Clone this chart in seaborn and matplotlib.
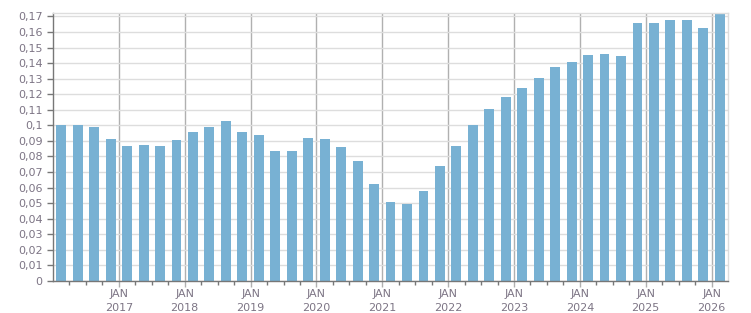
import numpy as np
import pandas as pd
import matplotlib
matplotlib.use('Agg')
import matplotlib.pyplot as plt
import seaborn as sns

# quarterly values, Q1 2016 .. Q1 2026
years = list(range(2016, 2027))
quarters = [f"{y}Q{q}" for y in years for q in range(1, 5)][:41]
values = [0.1005, 0.1005, 0.0992, 0.0914,
          0.0868, 0.0875, 0.0868, 0.0907,
          0.0958, 0.0992, 0.1030, 0.0958,
          0.0940, 0.0838, 0.0838, 0.0920,
          0.0914, 0.0862, 0.0773, 0.0621,
          0.0505, 0.0492, 0.0581, 0.0741,
          0.0868, 0.1003, 0.1105, 0.1183,
          0.1243, 0.1307, 0.1378, 0.1410,
          0.1449, 0.1456, 0.1443, 0.1655,
          0.1655, 0.1674, 0.1680, 0.1623,
          0.1718]
yticks = [i / 100 for i in range(0, 18)]
jan_labels = [f"JAN\n{y}" for y in range(2017, 2027)]

df = pd.DataFrame({'quarter': quarters, 'value': values})

bar_color = '#78b1d3'
text_color = '#7d7585'

fig = plt.figure(figsize=(7.51, 3.13), dpi=100)
ax = fig.add_axes([0.0706, 0.1022, 0.8988, 0.8563])

sns.barplot(data=df, x='quarter', y='value', color=bar_color, saturation=1,
            width=0.6, ax=ax)

ax.set_xlim(-0.5, len(quarters) - 0.5)
ax.set_ylim(0, 0.1722)

# y axis
ax.set_yticks(yticks)
ax.set_yticklabels(['0' if v == 0 else f"{v:g}".replace('.', ',') for v in yticks])
ax.yaxis.grid(True, color='#dddddd', linewidth=1)

# x axis: JAN ticks at year boundaries, minor ticks at quarters
jan_pos = [4 * (y - 2016) - 0.5 for y in range(2017, 2027)]
ax.set_xticks(jan_pos)
ax.set_xticklabels(jan_labels)
ax.set_xticks([i - 0.5 for i in range(1, len(quarters))], minor=True)
ax.xaxis.grid(True, which='major', color='#b0b0b0', linewidth=1)
ax.set_axisbelow(True)

ax.tick_params(axis='both', which='major', labelsize=8, labelcolor=text_color,
               color='#777777', length=4, width=1)
ax.tick_params(axis='x', which='major', length=4, color='#b0b0b0', pad=2)
ax.tick_params(axis='x', which='minor', length=3, color='#777777', width=1)
for lab in ax.get_xticklabels():
    lab.set_linespacing(1.45)

ax.set_xlabel('')
ax.set_ylabel('')

for side in ['left', 'bottom']:
    ax.spines[side].set_color('#777777')
    ax.spines[side].set_linewidth(1)
for side in ['top', 'right']:
    ax.spines[side].set_color('#dddddd')
    ax.spines[side].set_linewidth(1)

fig.savefig('out.png', dpi=100)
────────────────────────────────────────
> Written instruction: State how many lines above include the word "seaborn", and nothing more.

> Solution for this exercise: 2